Ionotropic Glutamate Receptors

Glutamate is the major excitatory neurotransmitter in vertebrate brains. Ionotropic glutamate receptors (iGluRs) are the ligand-gated ion channels that mediate the majority of fast synaptic transmission. AMPARs and NMDARs are named after the drugs (agonists) that were used to discover them. They are well known as regulators of synaptic plasticity, but I am not sure how such regulation is implemented. For example, NMDARs may be on both sides of a synaptic cleft, i.e. on the bouton and spine. Short term plasticity is mostly due to changes to the bouton. Long term plasticity is mostly due to changes in the spine. The precise location, quantity and quality of receptors (their subunit composition and/or phosphorylation) ... and structural changes, e.g. in spine morphology, may contribute to the strength of the synapse.

Key point: ionotropic receptors are gated by a neurotransmitter, not by voltage. Although some NMDARs are subject to a Mg2+ block, they are voltage dependent but not voltage-gated per se ... the channel itself does not open/close due to depolarisation, none of the NMDAR subunits include voltage sensor, instead the Mg2+ ion falls out into extracellular space. In contrast, a voltage-gated channel changes its conformation (opens/closes) due to a change in voltage (Vm).

Note: glial NMDARs have a weak Mg2+ block at physiological concentrations; their channels can be open at resting membrane potential (Karadottir et al., 2005; Lalo et al., 2006).

Receptor family NC-IUPHAR subunit nomenclature:

• AMPA: GluA1 to GluA4
• Kainate: GluK1 to GluK5
• NMDA: GluN1, GluN2A, GluN2B, GluN2C, GluN2D, GluN3A, GluN3B

The NMDA receptor forms a heterotetramer between two GluN1 and two GluN2 subunits, two obligatory GluN1 subunits and two regionally localised GluN2 or GluN3 subunits (in most cases). However, NMDARs may have 4 or 5 subunits. There are eight variants of the GluN1 subunit and four variants of GluN2 subunit.
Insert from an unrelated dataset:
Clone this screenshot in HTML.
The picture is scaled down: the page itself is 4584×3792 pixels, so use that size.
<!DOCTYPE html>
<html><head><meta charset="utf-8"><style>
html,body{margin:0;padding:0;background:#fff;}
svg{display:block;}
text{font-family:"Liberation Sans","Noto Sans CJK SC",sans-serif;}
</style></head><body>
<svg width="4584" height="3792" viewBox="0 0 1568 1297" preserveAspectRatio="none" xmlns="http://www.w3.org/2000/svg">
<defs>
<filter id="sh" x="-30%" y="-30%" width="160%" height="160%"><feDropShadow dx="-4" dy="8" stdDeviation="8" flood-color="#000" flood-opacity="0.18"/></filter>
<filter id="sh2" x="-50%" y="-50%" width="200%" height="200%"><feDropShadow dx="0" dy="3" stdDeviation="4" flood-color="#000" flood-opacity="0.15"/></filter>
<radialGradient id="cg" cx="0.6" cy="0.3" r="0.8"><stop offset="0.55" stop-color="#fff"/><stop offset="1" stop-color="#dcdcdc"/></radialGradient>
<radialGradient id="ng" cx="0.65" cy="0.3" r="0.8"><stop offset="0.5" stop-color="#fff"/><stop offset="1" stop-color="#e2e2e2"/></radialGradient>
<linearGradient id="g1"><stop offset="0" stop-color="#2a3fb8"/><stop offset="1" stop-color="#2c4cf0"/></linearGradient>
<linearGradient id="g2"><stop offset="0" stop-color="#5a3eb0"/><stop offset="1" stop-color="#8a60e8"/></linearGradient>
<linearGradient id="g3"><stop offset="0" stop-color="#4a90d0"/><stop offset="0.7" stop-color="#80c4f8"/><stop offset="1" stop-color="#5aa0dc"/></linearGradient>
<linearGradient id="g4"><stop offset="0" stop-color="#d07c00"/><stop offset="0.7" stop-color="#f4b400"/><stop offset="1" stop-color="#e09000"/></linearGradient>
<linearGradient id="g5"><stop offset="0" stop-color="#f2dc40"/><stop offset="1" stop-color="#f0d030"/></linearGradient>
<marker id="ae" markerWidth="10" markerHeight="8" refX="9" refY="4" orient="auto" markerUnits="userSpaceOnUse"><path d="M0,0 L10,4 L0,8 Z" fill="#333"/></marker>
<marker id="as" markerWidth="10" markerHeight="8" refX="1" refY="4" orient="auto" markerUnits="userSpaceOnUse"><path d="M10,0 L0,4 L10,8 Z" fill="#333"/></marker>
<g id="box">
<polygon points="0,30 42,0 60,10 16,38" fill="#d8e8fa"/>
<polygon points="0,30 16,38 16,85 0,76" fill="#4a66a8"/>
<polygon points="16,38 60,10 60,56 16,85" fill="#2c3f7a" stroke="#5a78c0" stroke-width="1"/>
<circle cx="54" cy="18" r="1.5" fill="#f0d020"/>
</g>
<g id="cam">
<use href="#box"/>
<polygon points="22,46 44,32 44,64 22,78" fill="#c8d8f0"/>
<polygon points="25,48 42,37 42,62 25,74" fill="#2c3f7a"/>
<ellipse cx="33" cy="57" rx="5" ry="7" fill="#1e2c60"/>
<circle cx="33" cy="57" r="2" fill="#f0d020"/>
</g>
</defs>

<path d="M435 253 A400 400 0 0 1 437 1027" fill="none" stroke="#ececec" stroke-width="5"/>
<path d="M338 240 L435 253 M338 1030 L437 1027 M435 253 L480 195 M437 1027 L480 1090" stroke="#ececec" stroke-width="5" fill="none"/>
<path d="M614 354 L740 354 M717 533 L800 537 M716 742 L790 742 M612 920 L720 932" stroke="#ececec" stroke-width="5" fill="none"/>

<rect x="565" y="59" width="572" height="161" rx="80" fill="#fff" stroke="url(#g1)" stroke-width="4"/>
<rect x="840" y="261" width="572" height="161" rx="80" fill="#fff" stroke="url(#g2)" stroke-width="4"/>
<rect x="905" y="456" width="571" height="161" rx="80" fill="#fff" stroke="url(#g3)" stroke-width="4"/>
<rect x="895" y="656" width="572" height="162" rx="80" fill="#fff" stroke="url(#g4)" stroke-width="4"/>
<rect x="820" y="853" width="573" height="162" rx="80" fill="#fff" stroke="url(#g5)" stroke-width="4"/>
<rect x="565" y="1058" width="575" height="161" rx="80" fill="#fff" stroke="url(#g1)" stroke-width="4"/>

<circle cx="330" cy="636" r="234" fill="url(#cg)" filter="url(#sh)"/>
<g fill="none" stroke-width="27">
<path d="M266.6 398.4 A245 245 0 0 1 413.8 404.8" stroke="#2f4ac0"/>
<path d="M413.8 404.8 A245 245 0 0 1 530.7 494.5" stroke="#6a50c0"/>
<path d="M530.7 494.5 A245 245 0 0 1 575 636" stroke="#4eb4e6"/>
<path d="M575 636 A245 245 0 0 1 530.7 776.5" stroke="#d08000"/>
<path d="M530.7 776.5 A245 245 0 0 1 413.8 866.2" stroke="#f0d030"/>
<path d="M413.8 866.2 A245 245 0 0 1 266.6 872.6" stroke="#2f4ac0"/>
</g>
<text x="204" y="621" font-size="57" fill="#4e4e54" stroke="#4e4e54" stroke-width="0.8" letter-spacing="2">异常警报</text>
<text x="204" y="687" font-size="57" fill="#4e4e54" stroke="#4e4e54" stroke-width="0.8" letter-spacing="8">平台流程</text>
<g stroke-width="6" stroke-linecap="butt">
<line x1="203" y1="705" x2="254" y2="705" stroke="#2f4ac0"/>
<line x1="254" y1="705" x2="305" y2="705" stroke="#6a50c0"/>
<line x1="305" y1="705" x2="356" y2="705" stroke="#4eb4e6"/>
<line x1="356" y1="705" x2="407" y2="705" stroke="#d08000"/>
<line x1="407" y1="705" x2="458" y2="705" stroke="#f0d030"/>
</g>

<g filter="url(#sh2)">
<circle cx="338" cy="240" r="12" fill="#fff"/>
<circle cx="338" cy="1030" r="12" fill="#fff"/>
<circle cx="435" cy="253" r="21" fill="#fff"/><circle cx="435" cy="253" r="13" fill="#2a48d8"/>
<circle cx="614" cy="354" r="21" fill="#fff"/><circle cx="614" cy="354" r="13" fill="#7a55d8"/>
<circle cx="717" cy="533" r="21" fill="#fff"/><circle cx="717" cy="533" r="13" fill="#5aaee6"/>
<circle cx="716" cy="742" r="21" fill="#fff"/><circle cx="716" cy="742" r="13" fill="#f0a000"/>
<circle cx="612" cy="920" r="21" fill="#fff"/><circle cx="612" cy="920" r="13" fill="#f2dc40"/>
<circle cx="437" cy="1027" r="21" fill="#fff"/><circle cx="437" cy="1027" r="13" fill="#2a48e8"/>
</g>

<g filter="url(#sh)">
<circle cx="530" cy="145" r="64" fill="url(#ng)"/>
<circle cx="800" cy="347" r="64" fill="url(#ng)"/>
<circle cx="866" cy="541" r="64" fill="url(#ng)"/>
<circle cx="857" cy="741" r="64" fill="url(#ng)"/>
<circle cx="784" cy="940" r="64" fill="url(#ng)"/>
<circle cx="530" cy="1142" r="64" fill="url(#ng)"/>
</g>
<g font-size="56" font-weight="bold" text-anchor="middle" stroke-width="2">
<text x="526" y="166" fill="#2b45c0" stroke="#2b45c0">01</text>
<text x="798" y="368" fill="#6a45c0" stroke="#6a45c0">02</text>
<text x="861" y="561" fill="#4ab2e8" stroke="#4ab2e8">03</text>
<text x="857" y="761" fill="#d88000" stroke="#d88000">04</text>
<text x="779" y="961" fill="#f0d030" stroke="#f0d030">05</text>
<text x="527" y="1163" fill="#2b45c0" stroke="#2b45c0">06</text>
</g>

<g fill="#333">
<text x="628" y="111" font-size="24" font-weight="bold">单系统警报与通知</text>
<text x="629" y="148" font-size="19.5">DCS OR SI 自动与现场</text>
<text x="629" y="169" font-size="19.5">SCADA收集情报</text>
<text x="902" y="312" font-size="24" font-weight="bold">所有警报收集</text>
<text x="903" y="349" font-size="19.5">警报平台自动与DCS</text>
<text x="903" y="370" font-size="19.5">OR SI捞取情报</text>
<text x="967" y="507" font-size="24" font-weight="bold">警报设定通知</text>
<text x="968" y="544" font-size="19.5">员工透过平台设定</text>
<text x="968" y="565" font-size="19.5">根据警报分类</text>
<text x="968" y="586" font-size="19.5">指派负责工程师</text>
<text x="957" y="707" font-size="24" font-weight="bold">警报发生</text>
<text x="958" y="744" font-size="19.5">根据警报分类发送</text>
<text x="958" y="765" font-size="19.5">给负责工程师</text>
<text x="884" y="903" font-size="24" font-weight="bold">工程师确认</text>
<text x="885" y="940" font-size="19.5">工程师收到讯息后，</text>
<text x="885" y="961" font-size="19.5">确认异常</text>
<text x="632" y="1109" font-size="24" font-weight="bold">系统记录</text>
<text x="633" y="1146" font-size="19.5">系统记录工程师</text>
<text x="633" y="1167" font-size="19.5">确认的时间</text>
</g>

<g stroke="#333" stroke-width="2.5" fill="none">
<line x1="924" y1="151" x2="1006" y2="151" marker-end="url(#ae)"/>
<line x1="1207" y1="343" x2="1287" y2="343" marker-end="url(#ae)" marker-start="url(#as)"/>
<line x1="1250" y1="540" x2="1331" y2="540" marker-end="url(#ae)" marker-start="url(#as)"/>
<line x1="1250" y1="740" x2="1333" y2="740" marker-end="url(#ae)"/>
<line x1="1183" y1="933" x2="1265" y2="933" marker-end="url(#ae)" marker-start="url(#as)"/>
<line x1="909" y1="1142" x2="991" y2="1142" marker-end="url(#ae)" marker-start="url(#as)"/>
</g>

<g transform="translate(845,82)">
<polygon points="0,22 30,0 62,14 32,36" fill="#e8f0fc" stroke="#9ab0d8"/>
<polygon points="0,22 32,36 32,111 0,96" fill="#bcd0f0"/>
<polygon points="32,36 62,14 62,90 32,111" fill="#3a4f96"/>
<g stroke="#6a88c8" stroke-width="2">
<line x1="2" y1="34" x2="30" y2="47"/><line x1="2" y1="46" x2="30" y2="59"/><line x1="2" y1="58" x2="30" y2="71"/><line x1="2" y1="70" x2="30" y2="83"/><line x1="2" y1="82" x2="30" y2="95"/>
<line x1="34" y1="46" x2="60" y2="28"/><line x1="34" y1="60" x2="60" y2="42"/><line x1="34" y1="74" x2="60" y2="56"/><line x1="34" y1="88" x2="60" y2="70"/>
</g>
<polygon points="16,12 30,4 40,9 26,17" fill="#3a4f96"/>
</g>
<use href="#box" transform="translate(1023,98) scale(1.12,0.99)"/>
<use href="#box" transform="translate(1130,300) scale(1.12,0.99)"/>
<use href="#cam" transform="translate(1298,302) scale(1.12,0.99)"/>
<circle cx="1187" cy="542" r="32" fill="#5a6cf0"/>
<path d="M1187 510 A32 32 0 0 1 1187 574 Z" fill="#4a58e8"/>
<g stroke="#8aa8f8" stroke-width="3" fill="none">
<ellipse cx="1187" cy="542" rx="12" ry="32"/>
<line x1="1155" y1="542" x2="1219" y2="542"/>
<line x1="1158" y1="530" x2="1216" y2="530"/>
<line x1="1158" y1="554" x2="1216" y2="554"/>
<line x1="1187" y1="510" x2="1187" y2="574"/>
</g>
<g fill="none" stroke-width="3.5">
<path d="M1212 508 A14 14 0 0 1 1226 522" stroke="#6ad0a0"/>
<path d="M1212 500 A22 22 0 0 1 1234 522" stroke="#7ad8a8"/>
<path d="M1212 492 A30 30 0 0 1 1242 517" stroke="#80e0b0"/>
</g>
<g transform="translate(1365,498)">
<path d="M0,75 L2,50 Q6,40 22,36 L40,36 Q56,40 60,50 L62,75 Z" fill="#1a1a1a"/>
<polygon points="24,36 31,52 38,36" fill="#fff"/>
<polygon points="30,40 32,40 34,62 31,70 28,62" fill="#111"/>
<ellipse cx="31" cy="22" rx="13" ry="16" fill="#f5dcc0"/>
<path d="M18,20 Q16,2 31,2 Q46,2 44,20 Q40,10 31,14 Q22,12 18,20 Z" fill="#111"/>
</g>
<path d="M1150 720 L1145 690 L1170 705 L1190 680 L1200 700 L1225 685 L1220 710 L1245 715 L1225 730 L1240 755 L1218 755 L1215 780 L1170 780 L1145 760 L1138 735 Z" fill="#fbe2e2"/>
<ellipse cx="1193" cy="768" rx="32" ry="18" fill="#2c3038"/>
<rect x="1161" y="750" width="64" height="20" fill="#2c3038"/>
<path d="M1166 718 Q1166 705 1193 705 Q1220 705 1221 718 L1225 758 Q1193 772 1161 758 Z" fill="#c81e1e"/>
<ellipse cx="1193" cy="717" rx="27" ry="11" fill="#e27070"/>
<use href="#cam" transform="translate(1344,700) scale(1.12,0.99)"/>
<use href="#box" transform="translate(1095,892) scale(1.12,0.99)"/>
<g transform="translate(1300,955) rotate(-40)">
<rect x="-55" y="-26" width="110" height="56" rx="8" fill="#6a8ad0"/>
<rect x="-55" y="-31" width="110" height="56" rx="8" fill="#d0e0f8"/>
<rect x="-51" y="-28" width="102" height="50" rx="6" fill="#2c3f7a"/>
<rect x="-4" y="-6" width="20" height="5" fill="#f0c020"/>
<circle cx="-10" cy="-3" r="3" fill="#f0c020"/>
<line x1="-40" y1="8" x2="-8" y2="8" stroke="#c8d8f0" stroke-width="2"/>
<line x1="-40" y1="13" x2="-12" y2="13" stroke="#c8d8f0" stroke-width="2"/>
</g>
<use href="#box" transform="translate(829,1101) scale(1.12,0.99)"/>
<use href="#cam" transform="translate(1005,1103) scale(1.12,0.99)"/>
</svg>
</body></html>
GluN2 subunits are expressed differentially across various cell types and control the electrophysiological properties of the NMDA receptor. One particular subunit, GluN2B, is mainly present in immature neurons and in extrasynaptic locations; it contains the binding-site for the selective inhibitor ifenprodil.

However, AMPARs and NMDARs can be built from various combinations of subunits.

The subunit composition of iGluRs and their density at synapses are major determinants of fast synaptic transmission and synaptic plasticity. This is because the subunit stoichiometry determines channel function, trafficking to synapses, and synapse-specific receptor expression. According to recent research RNA editing of AMPA-type iGluRs plays a central role for in these processes, which is currently under investigation.

---

Karadottir R, Cavelier P, Bergersen LH, Attwell D (2005). NMDA receptors are expressed in oligodendrocytes and activated in ischaemia. Nature 438: 1162–1166.

Lalo U, Pankratov Y, Kirchhoff F, North RA, Verkhratsky A (2006). NMDA receptors mediate neuron-to-glia signaling in mouse cortical astrocytes. J Neurosci 26: 2673–2683.